Je préfère le dissensus dur au caramel mou

Je préfère le dissensus dur au caramel mou
Medusa – Il Caravaggio

Parfois on aimerait, face à la violence du monde, qu’un garçon vous prenne dans ses bras et murmure : « Ça ira, je suis là, on connaîtra des jours meilleurs… »

mardi 11 novembre 2014

Saint Martin

On oublie généralement que le choix du 11 novembre pour l'armistice de 1918 ne fut évidemment pas dû au hasard, mais parce que le 11 tombait sous le patronage de saint Martin. S'il a existé, ce qui n'est pas sûr, on lui fait jouer un rôle d'accompagnement des morts, puisque d'une part l'allégorie du partage de son manteau correspond en fait au partage de l'année, qui comporte, dans la culture archaïque, deux saisons : l'été et l'hiver, aestas et hiems, c'est en dire en fait le temps chaud et le temps froid, et d'autre part on présentait un exemple à bon compte de charité chrétienne.

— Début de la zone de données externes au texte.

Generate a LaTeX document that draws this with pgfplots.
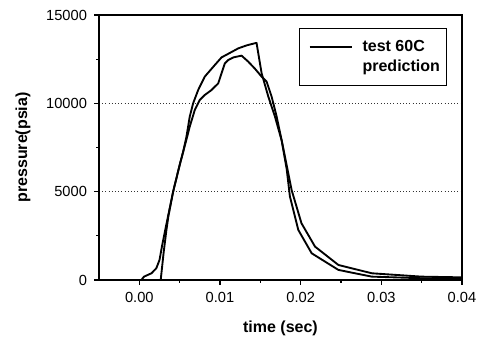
\documentclass[border=0pt]{standalone}
\usepackage{fontspec}
\setmainfont{Liberation Sans}
\usepackage{pgfplots}
\pgfplotsset{compat=1.18}
\begin{document}
\begin{tikzpicture}
\begin{axis}[
  scale only axis,
  width=272.25pt, height=198.75pt,
  xmin=-0.005, xmax=0.04, ymin=0, ymax=15000,
  xtick={0,0.01,0.02,0.03,0.04},
  ytick={0,5000,10000,15000},
  minor x tick num=1,
  minor y tick num=1,
  xtick pos=bottom, ytick pos=left,
  tick align=outside,
  major tick length=3.5pt, minor tick length=2pt,
  scaled x ticks=false, scaled y ticks=false,
  /pgf/number format/assume math mode=true,
  xticklabel style={/pgf/number format/fixed, /pgf/number format/fixed zerofill, /pgf/number format/precision=2, font=\fontsize{11}{13}\selectfont, yshift=-2pt},
  yticklabel style={/pgf/number format/set thousands separator={}, font=\fontsize{11}{13}\selectfont, xshift=-2pt},
  axis line style={line width=0.9pt},
  every tick/.style={line width=0.8pt, black},
  ymajorgrids,
  grid style={dotted, line width=0.7pt, black!80},
  xlabel={\bfseries time (sec)},
  ylabel={\bfseries pressure(psia)},
  label style={font=\fontsize{12}{14}\selectfont},
  xlabel style={yshift=-7pt},
  ylabel style={yshift=5pt},
  legend style={at={(0.959,0.951)}, anchor=north east, draw=black, line width=0.8pt,
    font=\bfseries\fontsize{12}{14}\selectfont, inner xsep=3pt, inner ysep=7pt,
    row sep=1pt},
  legend cell align=left,
  legend image code/.code={\path (-4pt,0pt) (37pt,0pt); \draw[#1] (0pt,0pt) -- (32pt,0pt);},
]
\addplot[black, line width=1.4pt, line join=round] coordinates {
(-0.005,0) (0.00025,0) (0.00058,190) (0.0015,380) (0.0021,660) (0.0025,1130) (0.0028,1890)
(0.00315,2700) (0.0036,3700) (0.00419,5000) (0.005,6510) (0.00543,7250) (0.00584,7950)
(0.00625,8680) (0.00687,9620) (0.00749,10190) (0.00811,10470) (0.00894,10750)
(0.00978,11130) (0.01019,11700) (0.0106,12260) (0.01101,12450) (0.01167,12600)
(0.01267,12700) (0.0135,12360) (0.01435,11950) (0.01516,11510) (0.01578,11230)
(0.0164,10380) (0.01702,9250) (0.01764,7920) (0.01826,6500) (0.01888,5090)
(0.0201,3210) (0.02178,1890) (0.02468,850) (0.02882,380) (0.035,190) (0.04,150)
};
\addlegendentry{test 60C}
\addplot[black, line width=1.4pt, line join=round, legend image code/.code={}] coordinates {
(-0.005,0) (0.00265,0) (0.0030,1500) (0.00335,2800) (0.0036,3600) (0.00419,5000)
(0.005,6510) (0.00543,7250) (0.00584,8110) (0.00625,9250) (0.00667,10000)
(0.00729,10750) (0.00811,11510) (0.00936,12170) (0.01019,12600) (0.01101,12800)
(0.01226,13110) (0.0133,13280) (0.01432,13400) (0.01453,13420) (0.01516,11700)
(0.01599,10380) (0.01681,9250) (0.01764,7900) (0.01826,6300) (0.01867,4720)
(0.01971,2830) (0.02137,1510) (0.02468,570) (0.02882,190) (0.035,100) (0.04,80)
};
\addlegendentry{prediction}
\end{axis}
\pgfresetboundingbox
\path (current axis.south west) ++(-74.25pt,-43.5pt) coordinate (bbsw);
\path (current axis.north east) ++(15pt,11.25pt) coordinate (bbne);
\useasboundingbox (bbsw) rectangle (bbne);
\end{tikzpicture}
\end{document}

Saint Martin, consacré aux activités martiales, 
renonce aux armes - Simone Martini 1322-1326
Ce qu'on oublie également, c'est que l'entrée dans la saint Martin fait entrer dans le temps des morts. L'église catholique l'a avancé au 2 novembre, mais les rites anglo-saxons importés rappellent avec Halloween que derrière le côté festif (disons-le vite) se cache plus prosaïquement l'idée que le monde est livré aux morts et aux âmes errantes...
En choisissant l'armistice à ce moment-là, on redonnait aux 10 millions de morts de la Grande Guerre la reconnaissance qu'ils entraient avec leurs ancêtres dans une éternité de gloire.
Saint Martin, accompagné d'un âne, animal dit "psychopompe" dans la culture méditerranéenne car il accompagne les esprits dans leur voyage entre les deux mondes, était ainsi un symbole assez fort pour porter le sens de cette fin de boucherie.
Dans le monde ce furent également 20 millions de blessés, dont les fameuses "Gueules cassées". Grâce à eux, on inventa la Loterie nationale, devenue Française des jeux. On n'arrête pas le progrès. Pour l'occasion on illustra les billets de la sculpture de François Rude, La Marseillaise, que depuis je ne peux plus voir en peinture (non ce n'est pas du Vialatte !)
Les Gueules cassées le restèrent, malgré la Loterie nationale... Que sont devenus tous les beaux garçons, - il y en avait ! - qui laissèrent là leur vie, une partie de leur corps, leur esprit...? Ils sont partis avec les fleurs raconte la chanson...  

Gone to graveyard everyone 
When will they ever learn ?
When will they ever learn ?

La Grande Guerre nous a procuré quelques belles œuvres - "Dieu que la guerre est jolie !" disait Apollinaire. Sans doute, mais on s'en serait passé pour ce prix à payer.

Et le monde gay pendant ce temps-là ? Au front, semble-t-il, rien qui transpirât. A Paris on pouvait trouver, paraît-il, des soldats dans les bordels homosexuels qui se faisaient trois sous :

Bascoblog s'interroge sur la place des homosexuels dans la Grande Guerre: clic, avec un commentaire de Tambour major, notre collègue blogueur exilé au Canada, et Christian Gury présente le cas d'un officier poursuivi pour homosexualité : clic dans un ouvrage publié en 2000.



Ryan Gosling - Only God forgives © DR
Très sexy visage à côté des vraies Gueules cassées

Enfin, ce carnage aurait-il été possible si les nationalismes imbéciles, les intérêts des industries du charbon et de l'acier, de part et d'autre du Rhin, n'avaient pas commandé de produire de manière démentielle les armements avec lesquels les gradés, les uniformes de tout poil ont déguisé leurs volontés de jouissance dans la puissance et dans les projets mortifères ?



Hergé - L'oreille cassée



When will they ever learn ?

2 commentaires:

Silvano a dit…

J'ai lu le livre "somme" de Régis Revenin, cité en référence dans le Bascoblog (que je découvre grâce à vous): un peu fastidieux car émaillé de rapports de police (c'est la mise en œuvre littéraire d'une thèse), mais fort intéressant.
Pour tout le reste, nous sommes en phase ; ce qui ne vous étonnera guère.

Celeos a dit…

Vous ne m'étonnez pas, Silvano, le courant passe.